Having just completed our “On the Road in Southern Vermont” series for Connecting Point, it never ceases to amaze me how no matter the region, the state, or the town, it all comes down to – as Paul Fraser of Jamaica, Vermont, told me – “the people.” Paul was referring to the folks in his town and those in the surrounding communities who came together to help one another in the aftermath of the unprecedented devastation that occurred as a result of the impact of Hurricane Irene in 2011. Rather than waiting for help from the state, the residents took it upon themselves to take care of their own; even to the point of rebuilding the very roads and streets upon which they travel every day. I visited Jamaica in the wake of Irene for Connecting Point, and again one year later in 2012, and remember being in awe of the scope of what this little rural community had done together. And as we were heading to Southern Vermont in November, I thought that on the fifth anniversary of the hurricane it was only appropriate to check in while we were in that neck of the woods, and see how the folks in that town were doing.
Five years later, the roads have been fixed, the towns and houses rebuilt, and a sense of normalcy has returned to everyday life… but the memories and scars remain. They say that “that which doesn’t kill you makes you stronger,” and I find it difficult to imagine a stronger community than the one I recently visited. It is a community which is forever bound by a shared experience.
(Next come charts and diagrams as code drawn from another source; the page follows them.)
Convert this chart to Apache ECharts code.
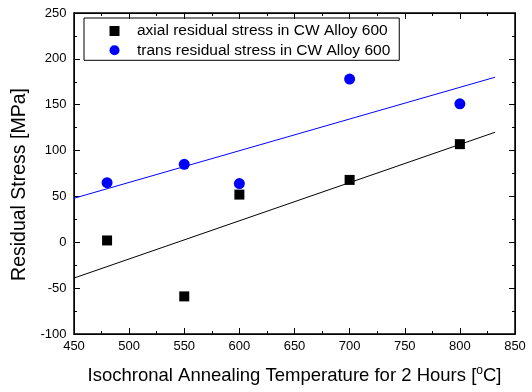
<!DOCTYPE html>
<html><head><meta charset="utf-8">
<script src="https://cdn.jsdelivr.net/npm/echarts@6/dist/echarts.min.js"></script>
<style>html,body{margin:0;padding:0;background:#fff}#c{width:532px;height:392px}</style>
</head><body><div id="c"></div>
<script>
const temps = [480, 550, 600, 700, 800];
const axialStress = [2, -59, 52, 68, 107];
const transStress = [65, 85, 64, 178, 151];
const fitX = [450, 832];
const axialFit = [-39, 120];
const transFit = [48, 180];
const xTicks = [450, 850, 50];
const yTicks = [-100, 250, 50];
const seriesNames = ['axial residual stress in CW Alloy 600', 'trans residual stress in CW Alloy 600'];

const chart = echarts.init(document.getElementById('c'), null, {renderer: 'canvas'});
const font = 'Liberation Sans, Arial, sans-serif';
const axisCommon = {
  axisLine: {show: true, onZero: false, lineStyle: {color: '#000', width: 1}},
  axisTick: {show: true, inside: true, length: 6, lineStyle: {color: '#000', width: 1}},
  minorTick: {show: true, splitNumber: 2, length: 3, lineStyle: {color: '#000', width: 1}},
  splitLine: {show: false}
};
chart.setOption({
  animation: false,
  textStyle: {fontFamily: font},
  grid: {left: 74, right: 17, top: 13, bottom: 58, containLabel: false,
    show: true, borderColor: '#000', borderWidth: 1.5, backgroundColor: 'transparent'},
  legend: {
    orient: 'vertical', left: 84, top: 18,
    padding: [5, 9, 2, 25.5],
    borderColor: '#000', borderWidth: 1,
    itemWidth: 10, itemHeight: 10, itemGap: 3.3,
    data: [{name: seriesNames[0], icon: 'rect'}, {name: seriesNames[1], icon: 'circle'}],
    textStyle: {fontSize: 15.5, lineHeight: 16, color: '#000', fontFamily: font, padding: [0, 0, 0, 12.5]}
  },
  xAxis: [
    Object.assign({type: 'value', min: xTicks[0], max: xTicks[1], interval: xTicks[2], position: 'bottom',
      name: '{a|Isochronal Annealing Temperature for 2 Hours [}{s|o}{a|C]}',
      nameLocation: 'middle', nameGap: 31,
      nameTextStyle: {rich: {a: {fontSize: 18.5, color: '#000', fontFamily: font}, s: {fontSize: 12, color: '#000', fontFamily: font, verticalAlign: 'top', padding: [0, 0, 9, 0]}}},
      axisLabel: {fontSize: 13, color: '#000', margin: 6, fontFamily: font}}, axisCommon),
    Object.assign({type: 'value', min: xTicks[0], max: xTicks[1], interval: xTicks[2], position: 'top',
      axisLabel: {show: false}}, axisCommon)
  ],
  yAxis: [
    Object.assign({type: 'value', min: yTicks[0], max: yTicks[1], interval: yTicks[2], position: 'left',
      name: 'Residual Stress [MPa]', nameLocation: 'middle', nameGap: 38,
      nameTextStyle: {fontSize: 19.5, color: '#000', fontFamily: font, padding: [0, 22, 0, 0]},
      axisLabel: {fontSize: 13, color: '#000', margin: 7.5, fontFamily: font}}, axisCommon),
    Object.assign({type: 'value', min: yTicks[0], max: yTicks[1], interval: yTicks[2], position: 'right',
      axisLabel: {show: false}}, axisCommon)
  ],
  series: [
    {name: seriesNames[0], type: 'scatter', symbol: 'rect', symbolSize: 10, itemStyle: {color: '#000', opacity: 1},
      data: temps.map((t, i) => [t, axialStress[i]]), z: 5},
    {name: seriesNames[1], type: 'scatter', symbol: 'circle', symbolSize: 11, itemStyle: {color: '#0000ff', opacity: 1},
      data: temps.map((t, i) => [t, transStress[i]]), z: 5},
    {name: 'axialFit', type: 'line', symbol: 'none', lineStyle: {color: '#000', width: 1},
      data: fitX.map((t, i) => [t, axialFit[i]]), z: 3},
    {name: 'transFit', type: 'line', symbol: 'none', lineStyle: {color: '#0000ff', width: 1},
      data: fitX.map((t, i) => [t, transFit[i]]), z: 3}
  ]
});
</script></body></html>
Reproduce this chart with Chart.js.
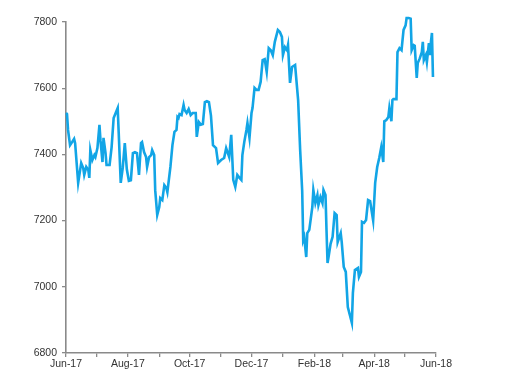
<!DOCTYPE html>
<html>
<head>
<meta charset="utf-8">
<script src="https://cdn.jsdelivr.net/npm/chart.js@4"></script>
<style>
html,body{margin:0;padding:0;background:#fff;}
#wrap{width:512px;height:392px;}
</style>
</head>
<body>
<div id="wrap"><canvas id="c" width="512" height="392"></canvas></div>
<script>
// Days since 1 Jun 2017
const days = [0,1,2,4,6,8,9,12,15,17,18,20,22,23,24,26,28,29,31,33,34,36,37,39,40,43,45,47,49,51,52,54,56,58,60,62,64,66,68,70,72,74,75,77,79,80,82,84,85,87,88,90,92,93,95,97,99,100,103,105,107,109,110,111,112,114,116,117,119,121,123,125,128,129,131,133,135,137,139,141,143,145,148,150,153,156,158,161,163,165,167,169,171,173,174,176,178,179,181,183,184,186,188,190,192,194,196,198,200,202,204,206,209,211,213,214,216,218,219,221,223,226,229,231,233,234,235,237,238,240,243,244,246,248,249,251,253,254,256,257,258,259,261,263,265,267,268,271,272,274,276,278,280,282,283,285,288,289,291,292,294,296,298,300,303,305,307,309,311,313,314,316,318,319,321,322,323,326,327,329,331,332,333,335,336,338,340,341,343,344,346,347,349,351,352,353,355,356,358,359,360,361,362];
// Index level
const values = [7525,7522,7474,7428,7437,7447,7434,7314,7374,7359,7338,7362,7353,7329,7413,7383,7398,7392,7419,7489,7443,7377,7450,7404,7368,7368,7422,7510,7525,7540,7465,7314,7360,7434,7355,7320,7322,7404,7407,7404,7338,7434,7437,7407,7392,7362,7392,7398,7413,7398,7292,7217,7241,7268,7262,7307,7298,7286,7362,7428,7468,7474,7513,7510,7522,7519,7549,7534,7525,7537,7519,7525,7525,7453,7498,7490,7492,7558,7561,7558,7517,7428,7419,7374,7383,7389,7419,7392,7459,7323,7302,7338,7330,7323,7398,7440,7474,7495,7450,7525,7540,7601,7595,7595,7619,7685,7688,7649,7721,7715,7700,7740,7776,7770,7755,7700,7724,7715,7730,7616,7664,7670,7564,7413,7290,7141,7150,7090,7162,7172,7241,7292,7253,7277,7247,7271,7253,7292,7277,7170,7072,7090,7130,7151,7223,7217,7135,7162,7135,7060,7045,6939,6915,6891,6981,7051,7057,7030,7045,7196,7193,7202,7262,7259,7200,7314,7362,7389,7422,7377,7500,7504,7513,7540,7500,7564,7567,7567,7709,7721,7715,7746,7776,7790,7812,7812,7810,7715,7730,7728,7631,7676,7690,7709,7740,7685,7700,7679,7736,7700,7740,7767,7634];
// Month starts (days since 1 Jun 2017) and their labels
const monthTicks = [0,30,61,92,122,153,183,214,245,273,304,334,365];
const monthLabels = ["Jun-17","","Aug-17","","Oct-17","","Dec-17","","Feb-18","","Apr-18","","Jun-18"];
const yTicks = [6800,7000,7200,7400,7600,7800];

const points = days.map((d,i)=>({x:d,y:values[i]}));
const axisColor = '#8a8a8a';
const font = {family:'"Liberation Sans", Arial, sans-serif', size:10.5};

new Chart(document.getElementById('c'), {
  type:'line',
  data:{datasets:[{
    data:points,
    borderColor:'#12a5e6',
    borderWidth:2.6,
    pointRadius:0,
    tension:0,
    fill:false,
    clip:{left:2,right:2,top:6,bottom:2}
  }]},
  options:{
    responsive:false,
    animation:false,
    events:[],
    layout:{padding:{top:22,right:76,left:0,bottom:0}},
    plugins:{legend:{display:false},tooltip:{enabled:false}},
    scales:{
      x:{
        type:'linear',min:0,max:365,
        afterBuildTicks:(s)=>{s.ticks = monthTicks.map(v=>({value:v}));},
        afterFit:(s)=>{s.height = 39;},
        ticks:{
          autoSkip:false,maxRotation:0,padding:1,color:'#333',font:font,
          callback:(v)=>{const i = monthTicks.indexOf(v); return i>=0 ? monthLabels[i] : '';}
        },
        grid:{display:true,drawOnChartArea:false,drawTicks:true,tickLength:4,color:axisColor,lineWidth:1.3},
        border:{display:true,color:axisColor,width:1.6}
      },
      y:{
        type:'linear',min:6800,max:7800,
        afterBuildTicks:(s)=>{s.ticks = yTicks.map(v=>({value:v}));},
        afterFit:(s)=>{s.width = 66;},
        ticks:{padding:5,color:'#333',font:font,callback:(v)=>String(v)},
        grid:{display:true,drawOnChartArea:false,drawTicks:true,tickLength:4,color:axisColor,lineWidth:1.3},
        border:{display:true,color:axisColor,width:1.6}
      }
    }
  }
});
</script>
</body>
</html>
One which left them bruised and battered, but never broke them. And while Irene is a big part of who they are now, they refuse to let it define them. Paul and the rest of Jamaica inspired me back in 2011, and they continue to inspire me – even more so – in 2016. Community is such a powerful force for good, and I find again and again that it’s usually in some of our darkest moments when it shines the greatest.
For all of these reasons and for many more… Jamaica, you’ll always hold a piece of my heart.